Ein Anruf bei...:Marie-Noëlle Bas, Feministin

RENAULT Nagellack

Frische Farbe für Nagel und Auto.

(Foto: Renault)

Warum die Französin es nicht gut findet, dass ein Autokonzern nun auch Nagellack anbietet. Und zwar Lack, mit dem man Kratzer überdecken kann.

Interview von Lina Paulitsch

Nagellack, der zugleich auch Autolack ist: Derzeit verursacht eine Kampagne von Renault in Frankreich Entrüstung: Vertreterinnen des feministischen Kollektivs "Les Chiennes de Garde" wollen hier Sexismus erkennen. Ein Anruf bei Kollektiv-Leiterin Marie-Noëlle Bas.

SZ: Mme Bas, der von Ihnen kritisierte Werbespot zeigt eine Frau, die mit einem Nagellack erst ihre Nägel und anschließend einen Kratzer an ihrem Auto lackiert. Was ist so schlimm daran?

Bas: Also für mich ist das alles ein reiner Marketing-Gag. Renault verkauft jetzt Autolack, den man auch als Nagellack gebrauchen kann. Ein Produkt, das es noch nie gegeben hat, quasi ein Nischenprodukt.

Ja und? Ist doch keine schlechte Idee, viermal Nagellack in den Originalfarben eines Kleinwagens herauszubringen.

In meinen Augen ist das einerseits sexistisch, weil das Produkt ja augenscheinlich nur für Frauen bestimmt ist. Und zwar für Frauen, die offenbar ständig Kratzer in ihr Auto machen, also nicht gut Auto fahren können. Das ist ein durch und durch klischeehaftes Frauenbild. Außerdem wird eine Blondine mit Sonnenbrille gezeigt. Der Spot reduziert also Frauen auf ihr Aussehen.
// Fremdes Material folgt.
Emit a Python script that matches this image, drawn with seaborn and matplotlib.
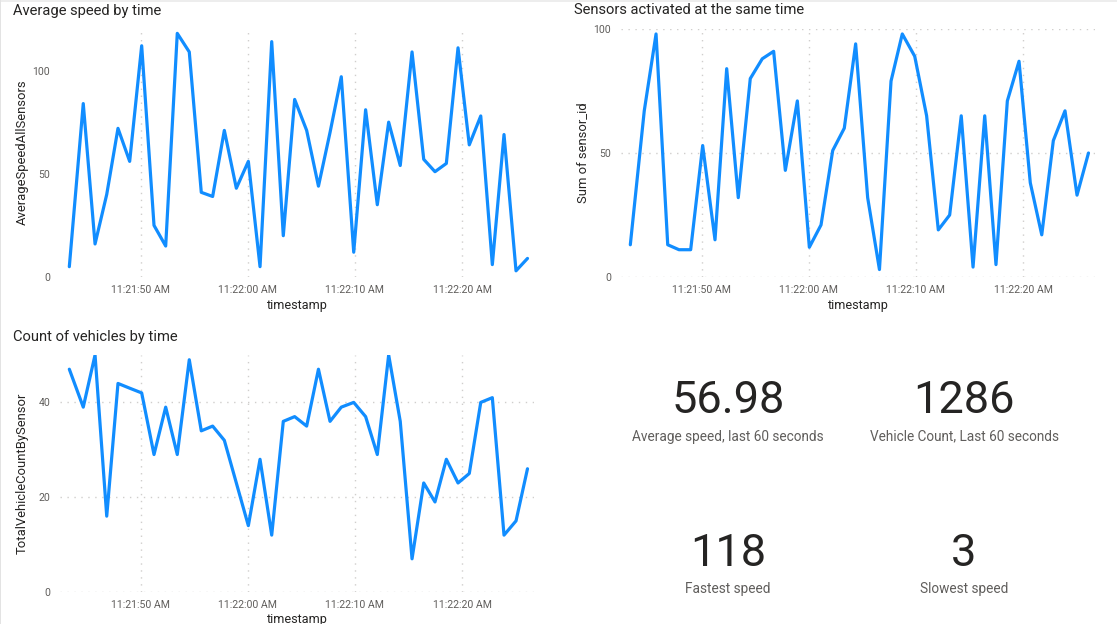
import matplotlib
matplotlib.use("Agg")
import matplotlib.pyplot as plt
import matplotlib.dates as mdates
from matplotlib.patches import Rectangle
import pandas as pd
import seaborn as sns

# seconds after 11:21:00 for every sample
seconds = [43.36, 44.66, 45.76, 46.85, 47.9, 48.99, 50.11, 51.26, 52.35, 53.43,
           54.55, 55.67, 56.73, 57.82, 58.94, 60.06, 61.15, 62.24, 63.32, 64.38,
           65.5, 66.6, 67.68, 68.73, 69.89, 71.0, 72.09, 73.15, 74.23, 75.33,
           76.42, 77.47, 78.53, 79.62, 80.67, 81.74, 82.82, 83.91, 85.03, 86.1]

avg_speed = [5, 84, 16, 40, 72, 56, 112, 25, 15, 118,
             109, 41, 39, 71, 43, 56, 5, 114, 20, 86,
             71, 44, 70, 97, 12, 81, 35, 75, 54, 109,
             57, 51, 55, 111, 64, 78, 6, 69, 3, 9]

sensor_sum = [13, 67, 98, 13, 11, 11, 53, 15, 84, 32,
              80, 88, 91, 43, 71, 12, 21, 51, 60, 94,
              32, 3, 79, 98, 89, 65, 19, 25, 65, 4,
              65, 5, 71, 87, 38, 17, 55, 67, 33, 50]

vehicle_count = [47, 39, 50, 16, 44, 43, 42, 29, 39, 29,
                 49, 34, 35, 32, 23, 14, 28, 12, 36, 37,
                 35, 47, 36, 39, 40, 37, 29, 50, 36, 7,
                 23, 19, 28, 23, 25, 40, 41, 12, 15, 26]

kpi_values = ["56.98", "1286", "118", "3"]
kpi_labels = ["Average speed, last 60 seconds", "Vehicle Count, Last 60 seconds",
              "Fastest speed", "Slowest speed"]

W, H = 1117, 624
BLUE = "#118DFF"
DARK = "#252423"
GREY = "#605E5C"
GRID = "#D0CECC"

sns.set_theme(style="white")
plt.rcParams["font.family"] = ["Roboto", "DejaVu Sans"]

base = pd.Timestamp("2021-01-01 11:21:00")
df = pd.DataFrame({
    "timestamp": base + pd.to_timedelta(seconds, unit="s"),
    "AverageSpeedAllSensors": avg_speed,
    "Sum of sensor_id": sensor_sum,
    "TotalVehicleCountBySensor": vehicle_count,
})

fig = plt.figure(figsize=(W / 100, H / 100), dpi=100, facecolor="white")


def panel(column, title, title_x, title_y, box, ylim, yticks, hgrid, ylabel_x, xlabel_y):
    left, top, right, bottom = box
    ax = fig.add_axes([left / W, 1 - bottom / H, (right - left) / W, (bottom - top) / H])
    sns.lineplot(data=df, x="timestamp", y=column, color=BLUE, linewidth=2.3, ax=ax)
    # 10.72 px per second, 11:21:50 sits at left + 80.5
    t0 = pd.Timestamp("2021-01-01 11:21:50")
    ax.set_xlim(t0 + pd.to_timedelta(-(80.5) / 10.72, unit="s"),
                t0 + pd.to_timedelta((right - left - 80.5) / 10.72, unit="s"))
    ax.set_ylim(*ylim)
    ax.set_yticks(yticks)
    ax.xaxis.set_major_locator(mdates.SecondLocator(bysecond=[0, 10, 20, 30, 40, 50]))
    ax.xaxis.set_major_formatter(lambda v, pos: mdates.num2date(v).strftime("%I:%M:%S %p"))
    ax.tick_params(axis="both", length=0, labelsize=7.6, labelcolor=GREY, pad=6)
    ax.tick_params(axis="y", pad=7)
    ax.grid(axis="x", color=GRID, linestyle=(0, (1, 4)), linewidth=1)
    if hgrid:
        ax.grid(axis="y", color=GRID, linestyle=(0, (1, 4)), linewidth=1)
    sns.despine(ax=ax, left=True, bottom=True)
    ax.set_axisbelow(True)
    ax.set_xlabel("timestamp", fontsize=9.1, color=DARK)
    ax.xaxis.set_label_coords(0.5, (bottom - xlabel_y) / (bottom - top), transform=ax.transAxes)
    ax.xaxis.label.set_va("center")
    ax.set_ylabel(column, fontsize=9.4, color=DARK)
    ax.yaxis.set_label_coords((ylabel_x - left) / (right - left), 0.5, transform=ax.transAxes)
    ax.yaxis.label.set_va("center")
    fig.text(title_x / W, 1 - title_y / H, title, fontsize=10.6, color=DARK, va="center", ha="left")


panel("AverageSpeedAllSensors", "Average speed by time", 13, 10.5, (60, 28, 535, 277), (0, 120.6), [0, 50, 100], False, 22, 306)
panel("Sum of sensor_id", "Sensors activated at the same time", 574, 10.5, (621, 29, 1095, 277), (0, 100), [0, 50, 100], True, 583, 306)
panel("TotalVehicleCountBySensor", "Count of vehicles by time", 13, 336.5, (60, 355, 534, 592), (0, 50), [0, 20, 40], True, 22, 619)

# KPI cards
kpi_x = [728, 964, 728, 964]
kpi_value_y = [401, 401, 554, 554]
kpi_label_y = [436.5, 436.5, 589, 589]
for val, lab, x, vy, ly in zip(kpi_values, kpi_labels, kpi_x, kpi_value_y, kpi_label_y):
    fig.text(x / W, 1 - vy / H, val, fontsize=32.5, color=DARK, ha="center", va="center")
    fig.text(x / W, 1 - ly / H, lab, fontsize=9.8, color=GREY, ha="center", va="center")

# page edge shadow
fig.add_artist(Rectangle((0, 1 - 2 / H), 1, 2 / H, transform=fig.transFigure, color="#EDEDED", lw=0))
fig.add_artist(Rectangle((0, 0), 1 / W, 1, transform=fig.transFigure, color="#E3E3E3", lw=0))

fig.savefig("out.png", dpi=100)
Aber Autokratzer holt man sich doch wirklich schnell, finden Sie nicht? Kann so ein Doppellack nicht auch sehr nützlich sein?

Ein Lack, der in derselben Farbe wie mein Auto angeboten wird? Nein, wirklich nicht.

Der Konzern sagt, man habe mit der Idee individuelle, urbane Frauen im Blick gehabt.

Es gibt doch allerlei andere Möglichkeiten, sein Auto zu lackieren. Professionelle Produkte zum Ausbessern von Kratzern gibt es doch zuhauf. Die Idee, einen Nagellack in genau derselben Farbe wie das Auto herzustellen, ist doch einfach nur oberflächlich, finden Sie das nicht?

Autowerbungen waren doch schon immer ein bisschen sexistisch, oder? Normalerweise sitzen eben Männer mit Dreitagebart und Muskeln hinterm Steuer und fahren als einsame Wölfe auf verlassenen Bergstraßen herum.

Das ist ja das Problem! Immer diese Stereotype. Das Gefährliche am Sexismus ist, dass er die Ungleichheiten zwischen den Geschlechtern beibehalten möchte - unter der einseitigen Dominanz des Mannes. Es gibt auch viele Männer, die mit diesen Zuschreibungen gar nicht zufrieden sind.

O.k. Aber hier geht es doch nur um Autolack.

Ich finde das wirklich bizarr und ich bleibe dabei: Dieser Spot reduziert Frauen auf die Unfähigkeit, Auto zu fahren. Das ist hinterhältig und ordinär.